### What you have to do
Return all lines where the word "that" can be found.

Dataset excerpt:

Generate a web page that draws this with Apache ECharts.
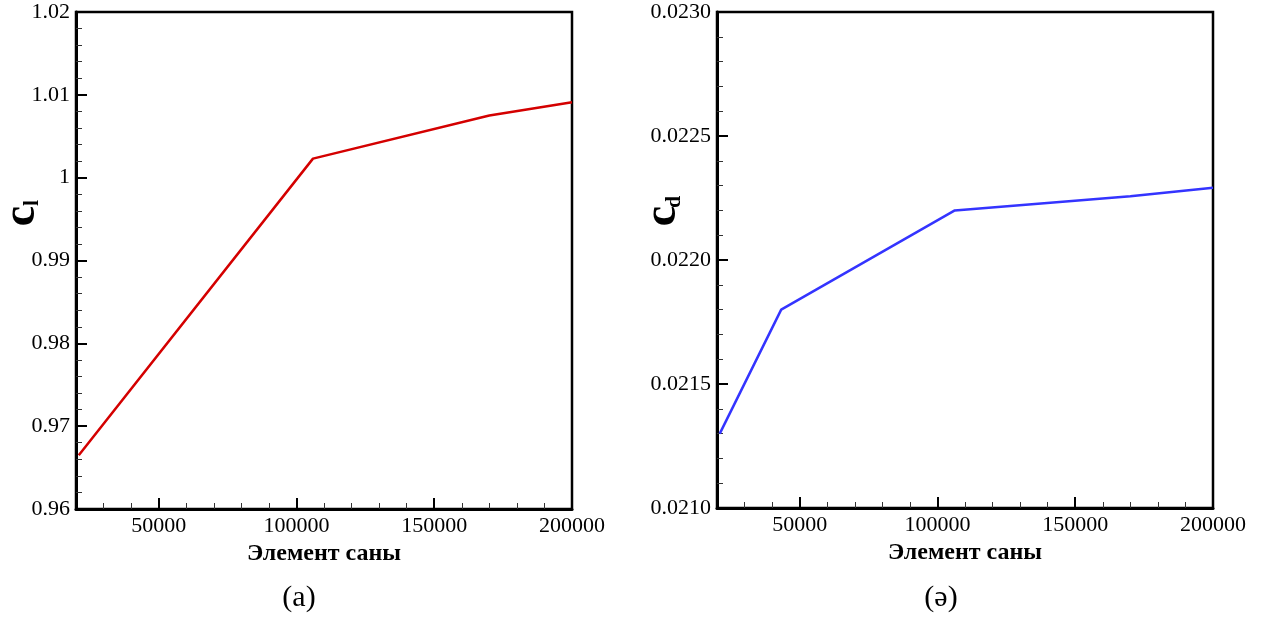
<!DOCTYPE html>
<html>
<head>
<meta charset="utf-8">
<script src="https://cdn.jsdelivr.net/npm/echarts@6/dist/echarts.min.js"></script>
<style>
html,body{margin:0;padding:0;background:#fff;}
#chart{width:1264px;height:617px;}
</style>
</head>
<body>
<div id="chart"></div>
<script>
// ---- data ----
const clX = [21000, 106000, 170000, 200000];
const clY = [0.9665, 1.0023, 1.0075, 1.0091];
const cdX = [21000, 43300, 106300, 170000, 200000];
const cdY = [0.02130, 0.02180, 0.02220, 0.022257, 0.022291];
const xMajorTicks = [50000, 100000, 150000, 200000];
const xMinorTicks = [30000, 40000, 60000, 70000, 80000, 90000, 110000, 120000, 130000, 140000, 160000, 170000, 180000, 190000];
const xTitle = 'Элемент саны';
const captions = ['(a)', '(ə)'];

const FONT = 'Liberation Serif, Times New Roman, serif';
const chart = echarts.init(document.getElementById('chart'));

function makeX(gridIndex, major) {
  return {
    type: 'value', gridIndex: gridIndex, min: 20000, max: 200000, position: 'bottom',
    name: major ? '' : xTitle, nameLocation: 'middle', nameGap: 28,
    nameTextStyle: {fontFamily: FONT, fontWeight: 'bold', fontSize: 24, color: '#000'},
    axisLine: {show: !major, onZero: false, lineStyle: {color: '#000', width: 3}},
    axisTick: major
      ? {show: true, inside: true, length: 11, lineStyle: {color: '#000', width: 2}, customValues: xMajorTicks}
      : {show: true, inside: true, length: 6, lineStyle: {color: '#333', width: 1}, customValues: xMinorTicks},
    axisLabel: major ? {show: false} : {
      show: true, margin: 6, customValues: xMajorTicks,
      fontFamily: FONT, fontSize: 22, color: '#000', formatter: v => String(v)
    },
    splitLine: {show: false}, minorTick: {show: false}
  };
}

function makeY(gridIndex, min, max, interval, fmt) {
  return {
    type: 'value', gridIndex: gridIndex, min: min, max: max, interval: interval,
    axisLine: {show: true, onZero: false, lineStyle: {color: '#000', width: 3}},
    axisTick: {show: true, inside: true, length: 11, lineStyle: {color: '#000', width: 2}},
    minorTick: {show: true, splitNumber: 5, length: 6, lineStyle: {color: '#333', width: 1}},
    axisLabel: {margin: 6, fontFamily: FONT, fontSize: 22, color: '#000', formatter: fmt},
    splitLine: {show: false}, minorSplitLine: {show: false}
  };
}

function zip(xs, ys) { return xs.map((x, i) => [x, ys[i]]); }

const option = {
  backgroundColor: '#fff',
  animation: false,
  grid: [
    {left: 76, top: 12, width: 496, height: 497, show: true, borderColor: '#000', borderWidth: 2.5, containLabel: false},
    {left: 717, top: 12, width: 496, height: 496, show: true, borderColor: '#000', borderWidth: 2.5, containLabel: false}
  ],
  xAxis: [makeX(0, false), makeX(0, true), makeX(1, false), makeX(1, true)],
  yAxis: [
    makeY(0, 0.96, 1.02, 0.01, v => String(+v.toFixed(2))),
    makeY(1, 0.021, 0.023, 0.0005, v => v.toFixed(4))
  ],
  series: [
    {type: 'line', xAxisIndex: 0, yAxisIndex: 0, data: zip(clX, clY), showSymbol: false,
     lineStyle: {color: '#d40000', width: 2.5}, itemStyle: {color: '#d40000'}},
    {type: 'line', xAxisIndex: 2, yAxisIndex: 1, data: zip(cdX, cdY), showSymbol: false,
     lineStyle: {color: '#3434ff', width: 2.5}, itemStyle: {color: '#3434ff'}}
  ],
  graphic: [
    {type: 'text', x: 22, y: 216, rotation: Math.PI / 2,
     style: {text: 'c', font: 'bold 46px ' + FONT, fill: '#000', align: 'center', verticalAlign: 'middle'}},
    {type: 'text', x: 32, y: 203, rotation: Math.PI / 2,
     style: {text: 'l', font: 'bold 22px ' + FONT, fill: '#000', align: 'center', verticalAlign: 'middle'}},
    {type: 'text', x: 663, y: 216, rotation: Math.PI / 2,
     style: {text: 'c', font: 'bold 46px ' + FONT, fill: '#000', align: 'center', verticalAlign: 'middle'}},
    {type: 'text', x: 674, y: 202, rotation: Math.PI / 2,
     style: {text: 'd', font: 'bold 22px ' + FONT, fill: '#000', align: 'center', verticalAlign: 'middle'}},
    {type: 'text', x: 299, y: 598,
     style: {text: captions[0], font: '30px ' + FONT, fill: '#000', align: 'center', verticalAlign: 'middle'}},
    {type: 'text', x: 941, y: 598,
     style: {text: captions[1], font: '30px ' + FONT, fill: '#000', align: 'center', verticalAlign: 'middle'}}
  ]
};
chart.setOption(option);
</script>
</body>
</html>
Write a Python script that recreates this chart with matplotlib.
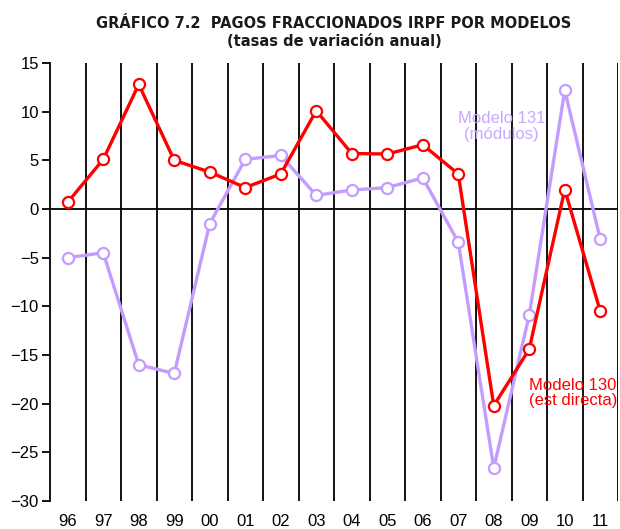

### Result for this task
Generate a web page that draws this with Apache ECharts.
Write a Python script that recreates this chart with matplotlib.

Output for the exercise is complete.